Coisas do acaso, ou de meras circunstâncias. Há um ano atrás eu era uma outra que chegava, e permaneci outra que se via ali como sempre fora. E todos me reconheciam como tal, mesmo trazendo o vento nos cabelos agora lisos. Até o frio me reconhecia, quando vesti aquela blusa vermelha e entrei confiante naquele pesado e cheirando a guardado casaco de lã cinza. E quando alguém me perguntava "Querida, voce não está sentindo frio?" eu pensava que nem mesmo com a fúnebre reunião familiar prestes a acontecer eu sentiria este frio, pois algo acendia minha lareira interna e me fazia em brasa.

Como explicar a amizade do amor que nunca termina e jamais vai terminar? Eu trazia a mim numa noite fria e estrelada, já sabendo da tristeza e da morte, quando busquei por ela sem saber. Mas o que meus castanhos e sempre crédulos olhos viram foi uma fogueira de pessoas queridas que vinham ao meu encontro. E todos no frio da noite e da tristeza se tornaram como cobertores e mantas que me aqueceram. Nem sabia se eram lágrimas ou suor. Derreti-me. Capitulei. Eu, que tão somente me trazia, era levada de volta no tempo pelo abraço daqueles que me eram tão queridos.
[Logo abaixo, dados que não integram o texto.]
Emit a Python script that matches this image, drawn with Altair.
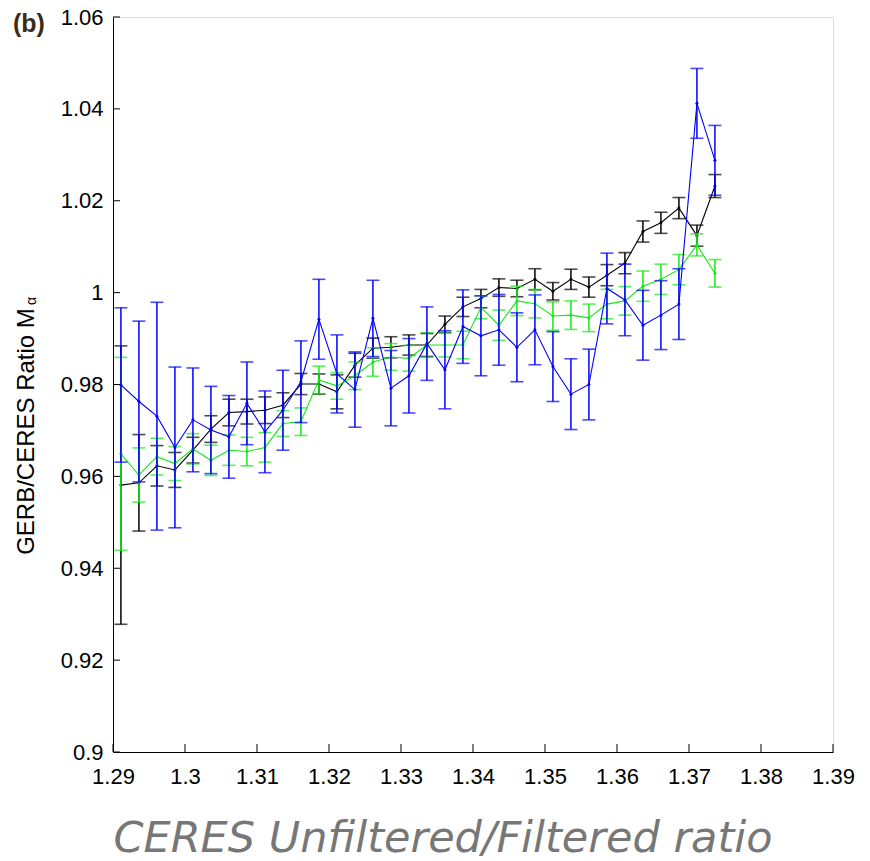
import altair as alt
import pandas as pd

# ---------------- data ----------------
x_vals = [1.2911, 1.2936, 1.2961, 1.2986, 1.3011, 1.3036, 1.3061, 1.3086, 1.3111, 1.3136,
          1.3161, 1.3186, 1.3211, 1.3236, 1.3261, 1.3286, 1.3311, 1.3336, 1.3361, 1.3386,
          1.3411, 1.3436, 1.3461, 1.3486, 1.3511, 1.3536, 1.3561, 1.3586, 1.3611, 1.3636,
          1.3661, 1.3686, 1.3711, 1.3736]

black_y = [0.9581, 0.9586, 0.9623, 0.9614, 0.9657, 0.9703, 0.9739, 0.9741, 0.9744, 0.9755,
           0.9801, 0.9801, 0.9784, 0.9842, 0.9879, 0.9881, 0.9886, 0.9886, 0.9931, 0.9969,
           0.9987, 1.0011, 1.0009, 1.0029, 1.0003, 1.0029, 1.0012, 1.0038, 1.0064, 1.0133,
           1.0152, 1.0184, 1.0124, 1.0232]
black_err = [0.0303, 0.0105, 0.0044, 0.0038, 0.0028, 0.0029, 0.0029, 0.0027, 0.0029, 0.0027,
             0.0023, 0.0022, 0.0037, 0.0026, 0.0022, 0.0023, 0.0022, 0.0025, 0.0018, 0.0021,
             0.0020, 0.0019, 0.0018, 0.0023, 0.0019, 0.0022, 0.0022, 0.0023, 0.0023, 0.0023,
             0.0023, 0.0023, 0.0023, 0.0025]

green_y = [0.9649, 0.9603, 0.9643, 0.9628, 0.9660, 0.9635, 0.9657, 0.9654, 0.9663, 0.9715,
           0.9719, 0.9810, 0.9797, 0.9819, 0.9849, 0.9860, 0.9857, 0.9886, 0.9886, 0.9886,
           0.9968, 0.9929, 0.9982, 0.9976, 0.9949, 0.9951, 0.9945, 0.9975, 0.9982, 1.0014,
           1.0029, 1.0050, 1.0104, 1.0042]
green_err = [0.0210, 0.0059, 0.0040, 0.0037, 0.0033, 0.0033, 0.0033, 0.0031, 0.0032, 0.0028,
             0.0030, 0.0030, 0.0029, 0.0030, 0.0031, 0.0029, 0.0028, 0.0027, 0.0026, 0.0030,
             0.0025, 0.0033, 0.0032, 0.0031, 0.0031, 0.0031, 0.0030, 0.0032, 0.0031, 0.0033,
             0.0033, 0.0033, 0.0024, 0.0030]

blue_y = [0.9799, 0.9763, 0.9731, 0.9663, 0.9723, 0.9701, 0.9686, 0.9759, 0.9697, 0.9744,
          0.9806, 0.9942, 0.9823, 0.9789, 0.9944, 0.9792, 0.9819, 0.9889, 0.9832, 0.9926,
          0.9906, 0.9919, 0.9881, 0.9919, 0.9839, 0.9779, 0.9800, 1.0009, 0.9984, 0.9929,
          0.9951, 0.9975, 1.0412, 1.0288]
blue_err = [0.0168, 0.0175, 0.0248, 0.0175, 0.0113, 0.0095, 0.0090, 0.0090, 0.0089, 0.0087,
            0.0089, 0.0087, 0.0085, 0.0082, 0.0083, 0.0082, 0.0081, 0.0080, 0.0085, 0.0080,
            0.0087, 0.0077, 0.0075, 0.0076, 0.0076, 0.0077, 0.0077, 0.0077, 0.0078, 0.0076,
            0.0075, 0.0077, 0.0076, 0.0076]

x_ticks = [1.29, 1.30, 1.31, 1.32, 1.33, 1.34, 1.35, 1.36, 1.37, 1.38, 1.39]
y_ticks = [0.90, 0.92, 0.94, 0.96, 0.98, 1.00, 1.02, 1.04, 1.06]

series_names = ["black", "green", "blue"]
series_colors = ["#000000", "#14ea14", "#0000ff"]
series_data = {"black": (black_y, black_err),
               "green": (green_y, green_err),
               "blue": (blue_y, blue_err)}

# ---------------- layout / style ----------------
W, H = 720, 735
label_font = "Liberation Sans Narrow, Arial Narrow, Liberation Sans, Arial"

xscale = alt.Scale(domain=[1.29, 1.39], nice=False, zero=False)
yscale = alt.Scale(domain=[0.9, 1.06], nice=False, zero=False)

xaxis = alt.Axis(values=x_ticks, format=".2~f", grid=False, tickSize=0,
                 domainColor="black", domainWidth=1,
                 labelFont=label_font, labelFontSize=22, labelColor="black",
                 labelPadding=14, labelFlush=False, labelOverlap=False,
                 title="CERES Unfiltered/Filtered ratio", titleFont="DejaVu Sans",
                 titleFontStyle="italic", titleFontWeight="normal", titleFontSize=43,
                 titleColor="#777777", titleAlign="left", titleX=0, titleY=99,
                 titleBaseline="alphabetic")

yaxis = alt.Axis(values=y_ticks, format=".2~f", grid=False, tickSize=0,
                 domainColor="black", domainWidth=1,
                 labelFont=label_font, labelFontSize=22, labelColor="black",
                 labelPadding=10, labelFlush=False, labelOverlap=False,
                 title="GERB/CERES Ratio M", titleFont="Liberation Sans",
                 titleFontWeight="normal", titleFontSize=24, titleColor="black",
                 titleAngle=270, titleAlign="center", titleBaseline="alphabetic",
                 titleX=-80, titleY=414)


def X(field):
    return alt.X(field, type="quantitative", scale=xscale, axis=xaxis)


def Y(field):
    return alt.Y(field, type="quantitative", scale=yscale, axis=yaxis)


layers = []

# inward ticks
xt = alt.Chart(pd.DataFrame({"t": x_ticks})).mark_rule(color="black", strokeWidth=1).encode(
    x=X("t"), y=alt.value(H), y2=alt.value(H - 8))
yt = alt.Chart(pd.DataFrame({"t": y_ticks})).mark_rule(color="black", strokeWidth=1).encode(
    y=Y("t"), x=alt.value(0), x2=alt.value(7))
layers += [xt, yt]

for name, color in zip(series_names, series_colors):
    yv, ev = series_data[name]
    df = pd.DataFrame({
        "x": x_vals,
        "y": yv,
        "lo": [a - b for a, b in zip(yv, ev)],
        "hi": [a + b for a, b in zip(yv, ev)],
    })
    base = alt.Chart(df)
    rule = base.mark_rule(color=color, strokeWidth=1.5).encode(x=X("x"), y=Y("lo"), y2="hi")
    cap_top = base.mark_tick(color=color, orient="horizontal", size=13, thickness=1.6).encode(
        x=X("x"), y=Y("hi"))
    cap_bot = base.mark_tick(color=color, orient="horizontal", size=13, thickness=1.6).encode(
        x=X("x"), y=Y("lo"))
    line = base.mark_line(color=color, strokeWidth=1.1).encode(x=X("x"), y=Y("y"))
    pts = base.mark_circle(color=color, size=9, opacity=1).encode(x=X("x"), y=Y("y"))
    layers += [rule, cap_top, cap_bot, line, pts]

panel_label = alt.Chart(pd.DataFrame({"t": ["(b)"]})).mark_text(
    font="Liberation Sans", fontSize=25, fontWeight="bold", color="#3a2c1a",
    align="left", baseline="alphabetic").encode(
    text="t:N", x=alt.value(-100), y=alt.value(15))
alpha_sub = alt.Chart(pd.DataFrame({"t": ["α"]})).mark_text(
    font="Liberation Sans", fontSize=14, color="black", angle=270,
    align="center", baseline="alphabetic").encode(
    text="t:N", x=alt.value(-77), y=alt.value(284))
layers += [panel_label, alpha_sub]

chart = alt.layer(*layers).properties(
    width=W, height=H,
    autosize=alt.AutoSizeParams(type="none"),
    padding={"left": 113, "top": 17, "right": 37, "bottom": 109},
).configure_view(stroke=None).configure(background="white")

chart.save("out.html", embed_options={"renderer": "svg", "actions": False})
E no ar da noite cantamos as nossas canções da memória pródiga, abraçadas umas às outras, em meio a caminhos de almas, de flores, anjos de pedra e orvalhos. Nos afastamos da tristeza para poder cantar uma canção que é muito mais do que uma canção. Quisemos que fosse uma verdadeira declaração de amor à vida que se fora. Uma canção de amor à nós mesmas, felizes e agradecidas pelo reencontro há séculos conspirado e maquinado pelas estrelas.
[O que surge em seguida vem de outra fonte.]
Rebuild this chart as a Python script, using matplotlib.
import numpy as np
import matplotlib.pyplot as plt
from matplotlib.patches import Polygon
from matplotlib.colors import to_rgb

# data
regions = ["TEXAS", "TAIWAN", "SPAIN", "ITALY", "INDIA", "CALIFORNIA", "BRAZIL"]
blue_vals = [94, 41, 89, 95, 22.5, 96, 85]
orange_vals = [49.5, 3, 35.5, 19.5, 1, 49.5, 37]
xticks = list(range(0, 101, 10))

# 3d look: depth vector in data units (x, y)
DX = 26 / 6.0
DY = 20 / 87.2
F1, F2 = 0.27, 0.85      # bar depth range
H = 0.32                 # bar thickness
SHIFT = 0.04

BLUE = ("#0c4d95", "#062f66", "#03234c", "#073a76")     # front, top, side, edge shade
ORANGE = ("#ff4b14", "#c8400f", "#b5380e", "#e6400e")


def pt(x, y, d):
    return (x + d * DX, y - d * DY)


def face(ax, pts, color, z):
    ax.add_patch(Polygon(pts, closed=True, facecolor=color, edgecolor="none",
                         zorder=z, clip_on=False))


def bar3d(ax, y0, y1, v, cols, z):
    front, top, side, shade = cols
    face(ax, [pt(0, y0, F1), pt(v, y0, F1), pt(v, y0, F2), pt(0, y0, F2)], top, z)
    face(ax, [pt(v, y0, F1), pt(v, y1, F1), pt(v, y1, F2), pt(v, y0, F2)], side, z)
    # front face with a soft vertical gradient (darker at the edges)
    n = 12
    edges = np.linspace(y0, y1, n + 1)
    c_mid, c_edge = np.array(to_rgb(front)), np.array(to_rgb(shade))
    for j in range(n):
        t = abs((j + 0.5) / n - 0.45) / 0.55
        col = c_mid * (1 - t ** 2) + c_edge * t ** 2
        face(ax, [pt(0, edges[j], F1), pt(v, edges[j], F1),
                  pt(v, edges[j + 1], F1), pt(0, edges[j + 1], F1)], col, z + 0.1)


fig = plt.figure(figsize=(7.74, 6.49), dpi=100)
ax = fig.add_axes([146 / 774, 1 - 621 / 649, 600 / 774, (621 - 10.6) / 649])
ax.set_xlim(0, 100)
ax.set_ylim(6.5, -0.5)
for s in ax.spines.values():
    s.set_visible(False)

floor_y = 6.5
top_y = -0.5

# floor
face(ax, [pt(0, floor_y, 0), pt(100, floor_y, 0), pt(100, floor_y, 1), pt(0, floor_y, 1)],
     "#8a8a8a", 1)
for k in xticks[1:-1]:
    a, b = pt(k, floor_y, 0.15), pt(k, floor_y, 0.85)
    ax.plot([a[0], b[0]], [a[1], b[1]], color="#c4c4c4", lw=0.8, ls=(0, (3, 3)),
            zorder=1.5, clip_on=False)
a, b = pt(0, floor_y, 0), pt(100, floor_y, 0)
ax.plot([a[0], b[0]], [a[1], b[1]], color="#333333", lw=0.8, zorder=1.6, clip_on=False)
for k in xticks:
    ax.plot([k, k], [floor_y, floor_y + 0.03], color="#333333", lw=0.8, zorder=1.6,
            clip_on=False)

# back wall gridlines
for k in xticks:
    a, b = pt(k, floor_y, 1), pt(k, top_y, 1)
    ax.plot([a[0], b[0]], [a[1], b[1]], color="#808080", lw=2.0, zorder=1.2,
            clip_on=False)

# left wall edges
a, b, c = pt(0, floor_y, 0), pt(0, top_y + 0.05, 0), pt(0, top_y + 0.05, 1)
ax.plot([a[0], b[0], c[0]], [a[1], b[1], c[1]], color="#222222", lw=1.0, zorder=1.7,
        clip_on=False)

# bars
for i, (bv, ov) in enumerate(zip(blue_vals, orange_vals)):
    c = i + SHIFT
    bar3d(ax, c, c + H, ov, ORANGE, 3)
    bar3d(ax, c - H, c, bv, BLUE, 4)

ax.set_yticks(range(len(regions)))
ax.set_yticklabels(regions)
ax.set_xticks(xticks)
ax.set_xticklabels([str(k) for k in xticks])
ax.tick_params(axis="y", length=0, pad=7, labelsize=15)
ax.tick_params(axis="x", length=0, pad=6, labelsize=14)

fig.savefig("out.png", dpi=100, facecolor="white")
Lá de cima ela certamente ria daquela cena e dobrava-se sobre si mesma, de tanto rir.

"Yolanda, eternamente Yolanda".

Quem nos via ali naquele instante, abraçadas e acinzentadas pela noite, olhos brilhantes, corações em chamas e queixos erguidos, jamais entenderia. Nem uma imagem, nem mil palavras, nem luvas, nem lenços. O vapor de nossas bocas foi-se agradecido às mesmas estrelas, levado pela transparência de uma profunda alegria - talvez meio contida -, alegria de velório e de cemitério, alegria de mães, filhas, tias, primas, amigas.
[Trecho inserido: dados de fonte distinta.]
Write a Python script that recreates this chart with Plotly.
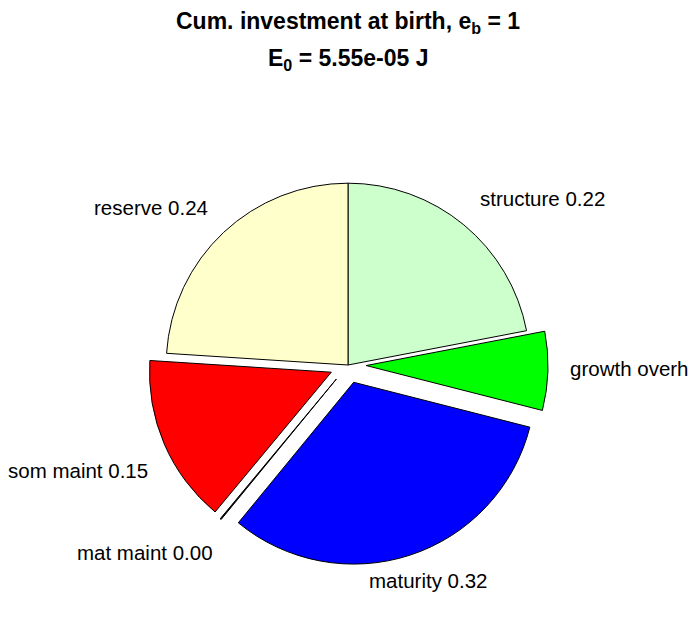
import math
import plotly.graph_objects as go

labels = ["structure", "growth overhead", "maturity", "mat maint", "som maint", "reserve"]
values = [0.22, 0.07, 0.32, 0.001, 0.15, 0.24]
colors = ["#CCFFCC", "#00FF00", "#0000FF", "#000000", "#FF0000", "#FFFFCC"]
explode = [0, 1, 1, 1, 1, 0]
title_line1 = "Cum. investment at birth, e<sub>b</sub> = 1"
title_line2 = "E<sub>0</sub> = 5.55e-05 J"

# the html page has an 8px body margin, so the figure is drawn 8px smaller
W, H = 688, 610
T, B, L, R = 156.8, 52.8, 0, 8
FONT = "Liberation Sans, Arial, Helvetica, sans-serif"
PULL = 0.1
LABEL_R = 1.2
# small pixel nudges of the outside labels (x right, y up), as MATLAB placed them
label_nudge = [(-9, -2), (-16, 4), (7, 9), (18, -5), (19, -12), (11, -2)]

pw, ph = W - L - R, H - T - B
rad = min(pw, ph) / 2 / (1 + PULL)   # pie radius in px, as plotly computes it

def py2paper(py):
    return (H - B - py) / ph

fig = go.Figure(go.Pie(
    labels=labels,
    values=values,
    sort=False,
    direction="clockwise",
    rotation=0,
    pull=[PULL * e for e in explode],
    marker=dict(colors=colors, line=dict(color="black", width=1)),
    textinfo="none",
    showlegend=False,
    hoverinfo="label+value",
))

total = sum(values)
annotations = []
cum = 0.0
for lab, v, e, (nx, ny) in zip(labels, values, explode, label_nudge):
    mid = (cum + v / 2) / total * 2 * math.pi
    dx, dy = math.sin(mid), math.cos(mid)
    off = PULL * e
    ax = 0.5 + (off + LABEL_R) * rad * dx / pw
    ay = 0.5 + (off + LABEL_R) * rad * dy / ph
    xanchor = "left" if dx > 0.35 else ("right" if dx < -0.35 else "center")
    annotations.append(dict(
        text=f"{lab} {v:.2f}", x=ax, y=ay, xref="paper", yref="paper",
        xanchor=xanchor, yanchor="middle", xshift=nx, yshift=ny, showarrow=False,
        font=dict(family=FONT, size=20.5, color="black")))
    cum += v

annotations += [
    dict(text="<b>" + title_line1 + "</b>", x=0.5, y=py2paper(14), xref="paper", yref="paper",
         showarrow=False, xanchor="center", yanchor="middle",
         font=dict(family=FONT, size=23, color="black")),
    dict(text="<b>" + title_line2 + "</b>", x=0.5, y=py2paper(51), xref="paper", yref="paper",
         showarrow=False, xanchor="center", yanchor="middle",
         font=dict(family=FONT, size=23, color="black")),
]

fig.update_layout(
    width=W, height=H,
    margin=dict(l=L, r=R, t=T, b=B, autoexpand=False),
    paper_bgcolor="white",
    plot_bgcolor="white",
    annotations=annotations,
)

fig.write_html("out.html")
Aprendemos mais um pouco naquela noite. Até em sua morte ela nos era extremamente generosa como sempre o foi em vida. Ela era feita de açúcar e sal, tinha as bochechas e o coração muito vermelhos e isso jamais será esquecido. Lições são aprendidas assim, quando menos se espera, quando se espera o de menos. E o menos se transforma em muito mais.

Um comentário:

Deni Daudt disse...

Aquela cena, está ainda impregnada em mim, em muitos mo0mentos tristes e alegres tbm canto a canção, lembrando dela e de nós...
Umas doidas varridas, cantando pela madrugada fria.Foi muito lindo.